**WHAT IS NEEDED:**
Write out the material again word for word, dropping any images it holds.

**SOURCE MATERIAL:**
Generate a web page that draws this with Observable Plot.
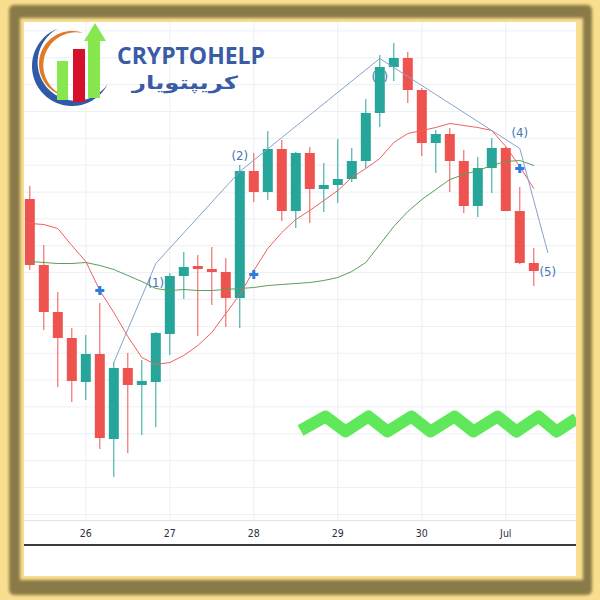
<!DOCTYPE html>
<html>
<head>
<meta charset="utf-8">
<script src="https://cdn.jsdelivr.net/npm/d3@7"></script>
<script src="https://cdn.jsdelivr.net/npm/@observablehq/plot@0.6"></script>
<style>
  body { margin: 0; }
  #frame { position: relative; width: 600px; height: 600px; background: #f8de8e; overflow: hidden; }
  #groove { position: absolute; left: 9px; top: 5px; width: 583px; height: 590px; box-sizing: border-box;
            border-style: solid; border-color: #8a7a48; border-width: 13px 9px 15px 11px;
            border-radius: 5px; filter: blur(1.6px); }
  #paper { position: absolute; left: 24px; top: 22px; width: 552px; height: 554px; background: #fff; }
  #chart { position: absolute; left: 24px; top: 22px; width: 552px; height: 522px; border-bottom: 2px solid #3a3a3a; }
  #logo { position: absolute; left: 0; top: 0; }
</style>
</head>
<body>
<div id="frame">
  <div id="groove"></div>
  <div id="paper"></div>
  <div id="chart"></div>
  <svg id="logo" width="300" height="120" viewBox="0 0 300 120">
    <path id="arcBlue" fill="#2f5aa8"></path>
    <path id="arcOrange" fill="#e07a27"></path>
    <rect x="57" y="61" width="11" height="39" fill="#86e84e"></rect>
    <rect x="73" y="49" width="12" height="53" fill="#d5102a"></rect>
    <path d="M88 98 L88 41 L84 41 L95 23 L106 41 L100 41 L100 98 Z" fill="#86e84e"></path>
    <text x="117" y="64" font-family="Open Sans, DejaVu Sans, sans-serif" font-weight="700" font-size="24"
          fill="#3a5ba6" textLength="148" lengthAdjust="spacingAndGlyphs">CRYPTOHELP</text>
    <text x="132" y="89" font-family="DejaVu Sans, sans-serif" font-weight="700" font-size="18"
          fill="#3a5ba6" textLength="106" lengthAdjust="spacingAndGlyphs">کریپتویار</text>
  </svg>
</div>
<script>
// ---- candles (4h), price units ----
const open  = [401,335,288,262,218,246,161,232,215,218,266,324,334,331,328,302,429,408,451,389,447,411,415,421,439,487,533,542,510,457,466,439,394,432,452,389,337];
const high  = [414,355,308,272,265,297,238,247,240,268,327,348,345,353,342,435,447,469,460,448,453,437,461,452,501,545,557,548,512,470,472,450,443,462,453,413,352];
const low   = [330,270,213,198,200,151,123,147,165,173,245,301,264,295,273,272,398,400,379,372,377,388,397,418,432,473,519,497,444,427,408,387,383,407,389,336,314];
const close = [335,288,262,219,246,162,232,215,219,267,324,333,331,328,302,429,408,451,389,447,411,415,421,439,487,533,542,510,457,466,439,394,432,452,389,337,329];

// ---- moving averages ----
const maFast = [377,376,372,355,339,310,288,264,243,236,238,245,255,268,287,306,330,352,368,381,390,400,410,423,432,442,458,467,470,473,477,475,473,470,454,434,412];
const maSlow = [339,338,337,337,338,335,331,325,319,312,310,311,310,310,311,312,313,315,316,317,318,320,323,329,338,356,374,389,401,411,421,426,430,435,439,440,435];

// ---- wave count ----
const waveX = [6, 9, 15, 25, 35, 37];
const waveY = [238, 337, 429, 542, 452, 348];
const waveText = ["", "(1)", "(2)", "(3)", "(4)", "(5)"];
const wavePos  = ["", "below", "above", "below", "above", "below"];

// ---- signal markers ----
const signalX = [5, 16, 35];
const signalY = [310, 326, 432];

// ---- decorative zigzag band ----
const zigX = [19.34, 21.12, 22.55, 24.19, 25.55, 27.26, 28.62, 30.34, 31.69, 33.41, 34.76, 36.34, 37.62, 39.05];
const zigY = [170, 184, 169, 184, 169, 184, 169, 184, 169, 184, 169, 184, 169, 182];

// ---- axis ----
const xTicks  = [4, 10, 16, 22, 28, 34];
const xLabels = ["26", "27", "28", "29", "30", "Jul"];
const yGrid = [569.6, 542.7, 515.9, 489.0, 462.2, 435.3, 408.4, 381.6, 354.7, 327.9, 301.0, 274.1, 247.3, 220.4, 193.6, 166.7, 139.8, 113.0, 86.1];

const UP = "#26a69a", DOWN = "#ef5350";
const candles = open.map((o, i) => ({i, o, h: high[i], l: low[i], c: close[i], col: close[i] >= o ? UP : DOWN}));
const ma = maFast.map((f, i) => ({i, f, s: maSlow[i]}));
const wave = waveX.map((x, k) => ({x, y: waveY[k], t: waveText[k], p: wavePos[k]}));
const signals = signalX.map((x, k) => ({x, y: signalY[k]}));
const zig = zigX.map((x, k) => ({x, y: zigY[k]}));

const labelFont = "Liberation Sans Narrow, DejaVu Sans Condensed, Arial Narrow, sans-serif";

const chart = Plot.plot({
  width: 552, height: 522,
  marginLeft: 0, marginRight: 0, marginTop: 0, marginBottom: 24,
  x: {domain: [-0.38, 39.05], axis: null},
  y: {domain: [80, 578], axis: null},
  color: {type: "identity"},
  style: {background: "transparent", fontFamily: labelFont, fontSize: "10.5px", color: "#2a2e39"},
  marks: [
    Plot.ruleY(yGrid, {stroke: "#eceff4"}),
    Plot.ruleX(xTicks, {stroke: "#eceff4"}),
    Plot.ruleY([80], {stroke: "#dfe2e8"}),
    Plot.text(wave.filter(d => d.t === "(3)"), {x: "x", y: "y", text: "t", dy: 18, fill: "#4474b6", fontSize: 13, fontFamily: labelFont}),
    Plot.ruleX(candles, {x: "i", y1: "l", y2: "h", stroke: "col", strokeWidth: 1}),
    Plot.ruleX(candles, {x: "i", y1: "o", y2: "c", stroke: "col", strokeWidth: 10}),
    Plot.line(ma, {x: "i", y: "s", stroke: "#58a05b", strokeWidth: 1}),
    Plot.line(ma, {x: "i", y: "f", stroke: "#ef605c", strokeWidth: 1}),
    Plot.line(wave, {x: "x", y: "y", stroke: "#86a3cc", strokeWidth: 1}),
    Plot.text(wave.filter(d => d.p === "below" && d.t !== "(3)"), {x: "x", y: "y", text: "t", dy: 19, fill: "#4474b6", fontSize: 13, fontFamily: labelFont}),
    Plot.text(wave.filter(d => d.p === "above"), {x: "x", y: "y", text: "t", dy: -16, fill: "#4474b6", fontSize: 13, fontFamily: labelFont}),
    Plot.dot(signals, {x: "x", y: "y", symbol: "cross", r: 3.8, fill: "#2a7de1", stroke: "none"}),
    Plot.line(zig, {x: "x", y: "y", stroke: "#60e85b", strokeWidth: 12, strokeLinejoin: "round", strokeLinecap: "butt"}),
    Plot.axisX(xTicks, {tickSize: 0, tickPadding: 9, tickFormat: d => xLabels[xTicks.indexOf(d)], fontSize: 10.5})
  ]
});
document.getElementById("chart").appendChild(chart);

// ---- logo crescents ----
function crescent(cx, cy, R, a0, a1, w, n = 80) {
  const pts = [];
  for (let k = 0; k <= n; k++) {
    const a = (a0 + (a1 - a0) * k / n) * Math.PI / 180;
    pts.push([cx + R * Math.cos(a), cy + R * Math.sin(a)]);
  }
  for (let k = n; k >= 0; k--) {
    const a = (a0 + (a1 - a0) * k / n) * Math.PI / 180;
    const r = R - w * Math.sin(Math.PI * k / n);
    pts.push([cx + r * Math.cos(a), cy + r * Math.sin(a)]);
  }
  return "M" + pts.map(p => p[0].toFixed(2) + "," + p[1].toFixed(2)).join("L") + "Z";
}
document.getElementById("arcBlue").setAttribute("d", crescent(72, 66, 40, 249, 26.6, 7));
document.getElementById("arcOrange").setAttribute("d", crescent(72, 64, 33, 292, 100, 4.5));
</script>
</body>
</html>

**RESPONSE TO THE EXERCISE:**
Generate a web page that draws this with Observable Plot.
<!DOCTYPE html>
<html>
<head>
<meta charset="utf-8">
<script src="https://cdn.jsdelivr.net/npm/d3@7"></script>
<script src="https://cdn.jsdelivr.net/npm/@observablehq/plot@0.6"></script>
<style>
  body { margin: 0; }
  #frame { position: relative; width: 600px; height: 600px; background: #f8de8e; overflow: hidden; }
  #groove { position: absolute; left: 9px; top: 5px; width: 583px; height: 590px; box-sizing: border-box;
            border-style: solid; border-color: #8a7a48; border-width: 13px 9px 15px 11px;
            border-radius: 5px; filter: blur(1.6px); }
  #paper { position: absolute; left: 24px; top: 22px; width: 552px; height: 554px; background: #fff; }
  #chart { position: absolute; left: 24px; top: 22px; width: 552px; height: 522px; border-bottom: 2px solid #3a3a3a; }
  #logo { position: absolute; left: 0; top: 0; }
</style>
</head>
<body>
<div id="frame">
  <div id="groove"></div>
  <div id="paper"></div>
  <div id="chart"></div>
  <svg id="logo" width="300" height="120" viewBox="0 0 300 120">
    <path id="arcBlue" fill="#2f5aa8"></path>
    <path id="arcOrange" fill="#e07a27"></path>
    <rect x="57" y="61" width="11" height="39" fill="#86e84e"></rect>
    <rect x="73" y="49" width="12" height="53" fill="#d5102a"></rect>
    <path d="M88 98 L88 41 L84 41 L95 23 L106 41 L100 41 L100 98 Z" fill="#86e84e"></path>
    <text x="117" y="64" font-family="Open Sans, DejaVu Sans, sans-serif" font-weight="700" font-size="24"
          fill="#3a5ba6" textLength="148" lengthAdjust="spacingAndGlyphs">CRYPTOHELP</text>
    <text x="132" y="89" font-family="DejaVu Sans, sans-serif" font-weight="700" font-size="18"
          fill="#3a5ba6" textLength="106" lengthAdjust="spacingAndGlyphs">کریپتویار</text>
  </svg>
</div>
<script>
// ---- candles (4h), price units ----
const open  = [401,335,288,262,218,246,161,232,215,218,266,324,334,331,328,302,429,408,451,389,447,411,415,421,439,487,533,542,510,457,466,439,394,432,452,389,337];
const high  = [414,355,308,272,265,297,238,247,240,268,327,348,345,353,342,435,447,469,460,448,453,437,461,452,501,545,557,548,512,470,472,450,443,462,453,413,352];
const low   = [330,270,213,198,200,151,123,147,165,173,245,301,264,295,273,272,398,400,379,372,377,388,397,418,432,473,519,497,444,427,408,387,383,407,389,336,314];
const close = [335,288,262,219,246,162,232,215,219,267,324,333,331,328,302,429,408,451,389,447,411,415,421,439,487,533,542,510,457,466,439,394,432,452,389,337,329];

// ---- moving averages ----
const maFast = [377,376,372,355,339,310,288,264,243,236,238,245,255,268,287,306,330,352,368,381,390,400,410,423,432,442,458,467,470,473,477,475,473,470,454,434,412];
const maSlow = [339,338,337,337,338,335,331,325,319,312,310,311,310,310,311,312,313,315,316,317,318,320,323,329,338,356,374,389,401,411,421,426,430,435,439,440,435];

// ---- wave count ----
const waveX = [6, 9, 15, 25, 35, 37];
const waveY = [238, 337, 429, 542, 452, 348];
const waveText = ["", "(1)", "(2)", "(3)", "(4)", "(5)"];
const wavePos  = ["", "below", "above", "below", "above", "below"];

// ---- signal markers ----
const signalX = [5, 16, 35];
const signalY = [310, 326, 432];

// ---- decorative zigzag band ----
const zigX = [19.34, 21.12, 22.55, 24.19, 25.55, 27.26, 28.62, 30.34, 31.69, 33.41, 34.76, 36.34, 37.62, 39.05];
const zigY = [170, 184, 169, 184, 169, 184, 169, 184, 169, 184, 169, 184, 169, 182];

// ---- axis ----
const xTicks  = [4, 10, 16, 22, 28, 34];
const xLabels = ["26", "27", "28", "29", "30", "Jul"];
const yGrid = [569.6, 542.7, 515.9, 489.0, 462.2, 435.3, 408.4, 381.6, 354.7, 327.9, 301.0, 274.1, 247.3, 220.4, 193.6, 166.7, 139.8, 113.0, 86.1];

const UP = "#26a69a", DOWN = "#ef5350";
const candles = open.map((o, i) => ({i, o, h: high[i], l: low[i], c: close[i], col: close[i] >= o ? UP : DOWN}));
const ma = maFast.map((f, i) => ({i, f, s: maSlow[i]}));
const wave = waveX.map((x, k) => ({x, y: waveY[k], t: waveText[k], p: wavePos[k]}));
const signals = signalX.map((x, k) => ({x, y: signalY[k]}));
const zig = zigX.map((x, k) => ({x, y: zigY[k]}));

const labelFont = "Liberation Sans Narrow, DejaVu Sans Condensed, Arial Narrow, sans-serif";

const chart = Plot.plot({
  width: 552, height: 522,
  marginLeft: 0, marginRight: 0, marginTop: 0, marginBottom: 24,
  x: {domain: [-0.38, 39.05], axis: null},
  y: {domain: [80, 578], axis: null},
  color: {type: "identity"},
  style: {background: "transparent", fontFamily: labelFont, fontSize: "10.5px", color: "#2a2e39"},
  marks: [
    Plot.ruleY(yGrid, {stroke: "#eceff4"}),
    Plot.ruleX(xTicks, {stroke: "#eceff4"}),
    Plot.ruleY([80], {stroke: "#dfe2e8"}),
    Plot.text(wave.filter(d => d.t === "(3)"), {x: "x", y: "y", text: "t", dy: 18, fill: "#4474b6", fontSize: 13, fontFamily: labelFont}),
    Plot.ruleX(candles, {x: "i", y1: "l", y2: "h", stroke: "col", strokeWidth: 1}),
    Plot.ruleX(candles, {x: "i", y1: "o", y2: "c", stroke: "col", strokeWidth: 10}),
    Plot.line(ma, {x: "i", y: "s", stroke: "#58a05b", strokeWidth: 1}),
    Plot.line(ma, {x: "i", y: "f", stroke: "#ef605c", strokeWidth: 1}),
    Plot.line(wave, {x: "x", y: "y", stroke: "#86a3cc", strokeWidth: 1}),
    Plot.text(wave.filter(d => d.p === "below" && d.t !== "(3)"), {x: "x", y: "y", text: "t", dy: 19, fill: "#4474b6", fontSize: 13, fontFamily: labelFont}),
    Plot.text(wave.filter(d => d.p === "above"), {x: "x", y: "y", text: "t", dy: -16, fill: "#4474b6", fontSize: 13, fontFamily: labelFont}),
    Plot.dot(signals, {x: "x", y: "y", symbol: "cross", r: 3.8, fill: "#2a7de1", stroke: "none"}),
    Plot.line(zig, {x: "x", y: "y", stroke: "#60e85b", strokeWidth: 12, strokeLinejoin: "round", strokeLinecap: "butt"}),
    Plot.axisX(xTicks, {tickSize: 0, tickPadding: 9, tickFormat: d => xLabels[xTicks.indexOf(d)], fontSize: 10.5})
  ]
});
document.getElementById("chart").appendChild(chart);

// ---- logo crescents ----
function crescent(cx, cy, R, a0, a1, w, n = 80) {
  const pts = [];
  for (let k = 0; k <= n; k++) {
    const a = (a0 + (a1 - a0) * k / n) * Math.PI / 180;
    pts.push([cx + R * Math.cos(a), cy + R * Math.sin(a)]);
  }
  for (let k = n; k >= 0; k--) {
    const a = (a0 + (a1 - a0) * k / n) * Math.PI / 180;
    const r = R - w * Math.sin(Math.PI * k / n);
    pts.push([cx + r * Math.cos(a), cy + r * Math.sin(a)]);
  }
  return "M" + pts.map(p => p[0].toFixed(2) + "," + p[1].toFixed(2)).join("L") + "Z";
}
document.getElementById("arcBlue").setAttribute("d", crescent(72, 66, 40, 249, 26.6, 7));
document.getElementById("arcOrange").setAttribute("d", crescent(72, 64, 33, 292, 100, 4.5));
</script>
</body>
</html>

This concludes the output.